Code that draws figures:
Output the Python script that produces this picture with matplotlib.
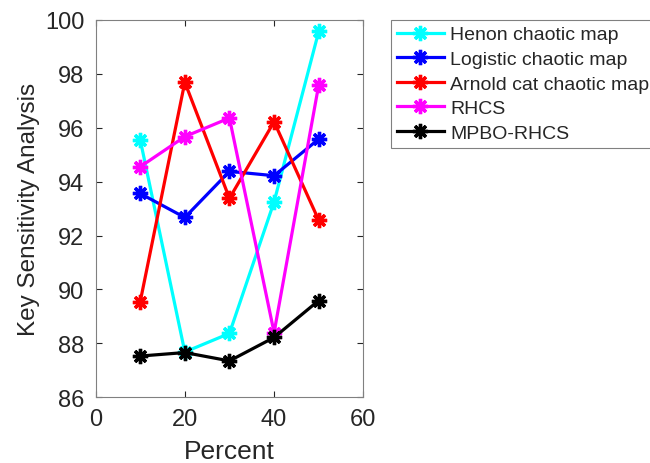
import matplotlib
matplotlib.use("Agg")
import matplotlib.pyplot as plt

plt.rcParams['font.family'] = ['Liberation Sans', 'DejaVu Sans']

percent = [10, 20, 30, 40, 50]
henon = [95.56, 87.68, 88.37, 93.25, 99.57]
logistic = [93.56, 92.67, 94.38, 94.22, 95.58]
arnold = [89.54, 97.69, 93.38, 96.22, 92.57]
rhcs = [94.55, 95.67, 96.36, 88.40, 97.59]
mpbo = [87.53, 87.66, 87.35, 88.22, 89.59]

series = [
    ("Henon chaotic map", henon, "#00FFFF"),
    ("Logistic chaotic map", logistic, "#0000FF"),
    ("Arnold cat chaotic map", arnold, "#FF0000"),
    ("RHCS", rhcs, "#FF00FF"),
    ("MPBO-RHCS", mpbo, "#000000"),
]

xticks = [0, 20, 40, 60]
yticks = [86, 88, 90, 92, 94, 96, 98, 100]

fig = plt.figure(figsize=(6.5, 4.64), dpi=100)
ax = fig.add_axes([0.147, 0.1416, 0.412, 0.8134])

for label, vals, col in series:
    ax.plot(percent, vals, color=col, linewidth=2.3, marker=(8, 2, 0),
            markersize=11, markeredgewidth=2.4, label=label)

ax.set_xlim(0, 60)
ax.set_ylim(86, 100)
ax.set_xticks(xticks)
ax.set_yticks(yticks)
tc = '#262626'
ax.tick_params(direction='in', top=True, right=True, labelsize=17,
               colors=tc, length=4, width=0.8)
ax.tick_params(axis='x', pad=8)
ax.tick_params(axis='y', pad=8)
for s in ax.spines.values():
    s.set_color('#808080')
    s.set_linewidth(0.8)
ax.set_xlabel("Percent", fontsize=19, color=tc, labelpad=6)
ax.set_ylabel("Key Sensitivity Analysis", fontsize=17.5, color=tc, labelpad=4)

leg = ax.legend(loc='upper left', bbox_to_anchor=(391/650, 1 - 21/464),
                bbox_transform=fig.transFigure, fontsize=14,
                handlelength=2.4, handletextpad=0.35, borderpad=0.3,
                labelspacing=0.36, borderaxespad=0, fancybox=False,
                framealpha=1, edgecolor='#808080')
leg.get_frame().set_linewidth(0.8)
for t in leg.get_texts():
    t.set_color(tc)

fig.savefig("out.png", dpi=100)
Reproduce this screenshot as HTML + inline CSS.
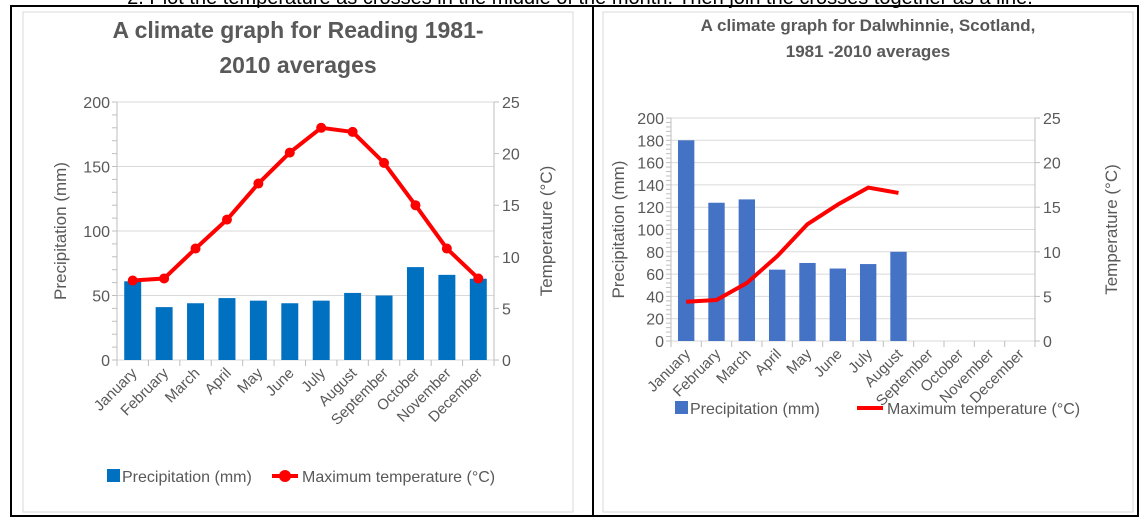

> WHAT TO WORK ON
An exact transcription of all the entries is required, without the pictures.

> FINAL RESULT
Output the Python script that produces this picture with matplotlib.
import matplotlib
matplotlib.use("Agg")
import matplotlib.pyplot as plt

plt.rcParams['font.family'] = ['Liberation Sans', 'DejaVu Sans']

percent = [10, 20, 30, 40, 50]
henon = [95.56, 87.68, 88.37, 93.25, 99.57]
logistic = [93.56, 92.67, 94.38, 94.22, 95.58]
arnold = [89.54, 97.69, 93.38, 96.22, 92.57]
rhcs = [94.55, 95.67, 96.36, 88.40, 97.59]
mpbo = [87.53, 87.66, 87.35, 88.22, 89.59]

series = [
    ("Henon chaotic map", henon, "#00FFFF"),
    ("Logistic chaotic map", logistic, "#0000FF"),
    ("Arnold cat chaotic map", arnold, "#FF0000"),
    ("RHCS", rhcs, "#FF00FF"),
    ("MPBO-RHCS", mpbo, "#000000"),
]

xticks = [0, 20, 40, 60]
yticks = [86, 88, 90, 92, 94, 96, 98, 100]

fig = plt.figure(figsize=(6.5, 4.64), dpi=100)
ax = fig.add_axes([0.147, 0.1416, 0.412, 0.8134])

for label, vals, col in series:
    ax.plot(percent, vals, color=col, linewidth=2.3, marker=(8, 2, 0),
            markersize=11, markeredgewidth=2.4, label=label)

ax.set_xlim(0, 60)
ax.set_ylim(86, 100)
ax.set_xticks(xticks)
ax.set_yticks(yticks)
tc = '#262626'
ax.tick_params(direction='in', top=True, right=True, labelsize=17,
               colors=tc, length=4, width=0.8)
ax.tick_params(axis='x', pad=8)
ax.tick_params(axis='y', pad=8)
for s in ax.spines.values():
    s.set_color('#808080')
    s.set_linewidth(0.8)
ax.set_xlabel("Percent", fontsize=19, color=tc, labelpad=6)
ax.set_ylabel("Key Sensitivity Analysis", fontsize=17.5, color=tc, labelpad=4)

leg = ax.legend(loc='upper left', bbox_to_anchor=(391/650, 1 - 21/464),
                bbox_transform=fig.transFigure, fontsize=14,
                handlelength=2.4, handletextpad=0.35, borderpad=0.3,
                labelspacing=0.36, borderaxespad=0, fancybox=False,
                framealpha=1, edgecolor='#808080')
leg.get_frame().set_linewidth(0.8)
for t in leg.get_texts():
    t.set_color(tc)

fig.savefig("out.png", dpi=100)
Reproduce this screenshot as HTML + inline CSS.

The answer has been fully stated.